Google Duplex: Good or Evil?
(Score: 4, Interesting) by RedBear on Friday May 11 2018, @06:43AM (3 children)
Alternative hypothesis: The new voices are so natural that you'll start to think some of the real people you talk to on the phone are actually bots.
I'm sorry but the voices I heard during the Google I/O keynote were so natural sounding that most people will no longer be able to tell the difference. The feminine voice on the phone call with the hairdresser had a thorough understanding of everything the hairdresser said, used very natural word inflections, and even inserted things like "mm-hmm" and "um" at appropriate spots. And there are already at least six of these new natural voices. Within a few years there will no doubt be hundreds of such voices developed. You won't be able to recognize more than a few of them as non-human even if you hear them frequently. Because of the machine learning and AI behind them, they will constantly be adapting their speech patterns, so there will no longer be anything unnaturally static about the voice to make it recognizably mechanical.

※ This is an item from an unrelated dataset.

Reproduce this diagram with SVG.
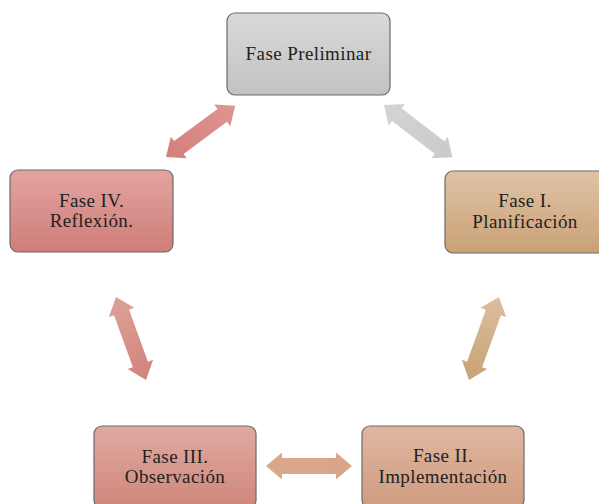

It's really the beginning of the end of being able to tell whether you're being spoken to by a machine. I honestly didn't expect this day to arrive before the visual simulations were perfected, but here it is.

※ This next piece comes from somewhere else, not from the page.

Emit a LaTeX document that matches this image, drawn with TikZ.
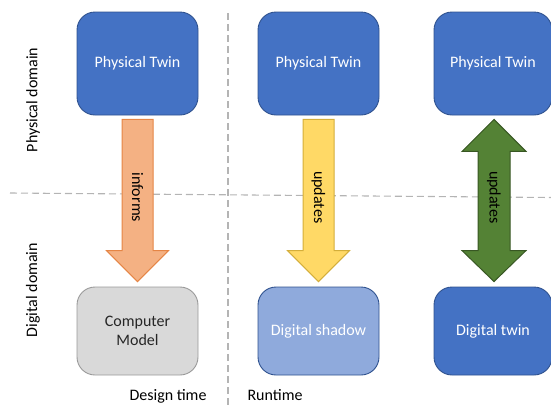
\documentclass[tikz,border=0pt]{standalone}
\usepackage{fontspec}
\setmainfont{Carlito}
\usetikzlibrary{calc}

\definecolor{twinblue}{HTML}{4472C4}
\definecolor{twinedge}{HTML}{2F528F}
\definecolor{shadowblue}{HTML}{8FAADC}
\definecolor{modelgray}{HTML}{D9D9D9}
\definecolor{modeledge}{HTML}{9A9A9A}
\definecolor{infofill}{HTML}{F4B183}
\definecolor{infoedge}{HTML}{E58545}
\definecolor{updfill}{HTML}{FFD966}
\definecolor{updedge}{HTML}{D4AE3A}
\definecolor{syncfill}{HTML}{548235}
\definecolor{syncedge}{HTML}{385723}
\definecolor{guide}{HTML}{B4B4B4}

\tikzset{
  box/.style={draw=twinedge, line width=0.9pt, rounded corners=18pt,
    minimum width=121pt, inner sep=0pt, align=center,
    font=\fontsize{16}{19.5}\selectfont},
  twinbox/.style={box, fill=twinblue, text=white},
  shadowbox/.style={box, fill=shadowblue, text=white},
  modelbox/.style={box, fill=modelgray, draw=modeledge, text=black!85},
  toprow/.style={minimum height=103pt},
  botrow/.style={minimum height=88pt},
  blockarrow/.style={line width=1pt, line join=miter},
  arrowtext/.style={rotate=-90, font=\fontsize{16}{19.5}\selectfont, text=black},
  guideline/.style={draw=guide, line width=1.1pt, dash pattern=on 7pt off 4pt},
  sidelabel/.style={font=\fontsize{16}{19.5}\selectfont, text=black}
}

\begin{document}
\begin{tikzpicture}[x=1pt, y=-1pt]
  \useasboundingbox (0,0) rectangle (551,405);

  % domain and phase separators
  \coordinate (hl) at (10,193);
  \coordinate (hr) at (551,197.5);
  \coordinate (vt) at (228,13);
  \coordinate (vb) at (228,405);
  \draw[guideline] (hl) -- (hr);
  \draw[guideline] (vt) -- (vb);

  % physical twins
  \node[twinbox, toprow] (pt1) at (137.5,63.5) {Physical Twin};
  \node[twinbox, toprow] (pt2) at (318.5,63.5) {Physical Twin};
  \node[twinbox, toprow, minimum width=118pt] (pt3) at (493,63.5) {Physical Twin};

  % digital counterparts
  \node[modelbox, botrow] (dm1) at (137.5,331) {Computer\\Model};
  \node[shadowbox, botrow] (dm2) at (318.5,331) {Digital shadow};
  \node[twinbox, botrow, minimum width=118pt] (dm3) at (493,331) {Digital twin};

  % arrow end points
  \coordinate (a1s) at ($(pt1.south)+(0,4)$);
  \coordinate (a1e) at ($(dm1.north)+(0,-5)$);
  \coordinate (a2s) at ($(pt2.south)+(0,4)$);
  \coordinate (a2e) at ($(dm2.north)+(0,-5)$);
  \coordinate (a3s) at ($(pt3.south)+(1,4)$);
  \coordinate (a3e) at ($(dm3.north)+(1,-5)$);

  % informs: one-way block arrow
  \draw[blockarrow, fill=infofill, draw=infoedge]
    let \p1=(a1s), \p2=(a1e) in
    (\x1-15.5pt,\y1) -- (\x1+15.5pt,\y1) -- (\x1+15.5pt,\y2+31pt)
    -- (\x1+31pt,\y2+31pt) -- (\x2,\y2) -- (\x1-31pt,\y2+31pt)
    -- (\x1-15.5pt,\y2+31pt) -- cycle;
  \node[arrowtext] (t1) at ($(a1s)!0.48!(a1e)$) {informs};

  % updates: one-way block arrow
  \draw[blockarrow, fill=updfill, draw=updedge]
    let \p1=(a2s), \p2=(a2e) in
    (\x1-15.5pt,\y1) -- (\x1+15.5pt,\y1) -- (\x1+15.5pt,\y2+31pt)
    -- (\x1+31pt,\y2+31pt) -- (\x2,\y2) -- (\x1-31pt,\y2+31pt)
    -- (\x1-15.5pt,\y2+31pt) -- cycle;
  \node[arrowtext] (t2) at ($(a2s)!0.48!(a2e)$) {updates};

  % updates: two-way block arrow
  \draw[blockarrow, fill=syncfill, draw=syncedge]
    let \p1=(a3s), \p2=(a3e) in
    (\x1,\y1) -- (\x1+32pt,\y1-32pt) -- (\x1+16pt,\y1-32pt)
    -- (\x1+16pt,\y2+31pt) -- (\x1+32pt,\y2+31pt) -- (\x2,\y2)
    -- (\x1-32pt,\y2+31pt) -- (\x1-16pt,\y2+31pt)
    -- (\x1-16pt,\y1-32pt) -- (\x1-32pt,\y1-32pt) -- cycle;
  \node[arrowtext] (t3) at ($(a3s)!0.48!(a3e)$) {updates};

  % axis labels
  \node[sidelabel, rotate=90] (ld1) at (33,100) {Physical domain};
  \node[sidelabel, rotate=90] (ld2) at (33,290) {Digital domain};
  \node[sidelabel, anchor=base] (lp1) at (168,400.5) {Design time};
  \node[sidelabel, anchor=base] (lp2) at (275,400.5) {Runtime};
\end{tikzpicture}
\end{document}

¯\_ʕ◔.◔ʔ_/¯ LOL. I dunno. I'm just a bear.
... Peace out. Got bear stuff to do. 彡ʕ⌐■.■ʔ
(Score: 0) by Anonymous Coward on Friday May 11 2018, @06:53AM
you'll start to think some of the real people you talk to on the phone are actually bots.
Think? I know damn well that half "real" the people I speak to on the phone are bots. However, I refuse to give names in order to protect the guilty.
(In case you are asking: No ... my mother-in-law is dead).
(Score: 0) by Anonymous Coward on Friday May 11 2018, @07:26AM
This is going to be great with sex bots.
Mmmmhmmm...
Ummmm....
Oh yeaaaahhh...
(Score: 0) by Anonymous Coward on Friday May 11 2018, @02:08PM
sounds like it may be easier to just use their webpage to set up an appointment. maybe there will be an app for that, rather than this whole human imitating thing.
chances are good that I personally will just stop using the phone to make and receive calls, once it is clear that the people I used to talk to are too lazy, don't care, or were fired and replaced by a google bot. I dont want to help google profit with this next type of outsourcing, no matter the convenience. it means that part of what i can do is readily replaced; it isnt about costs, its about actually being a part of society in even a small way.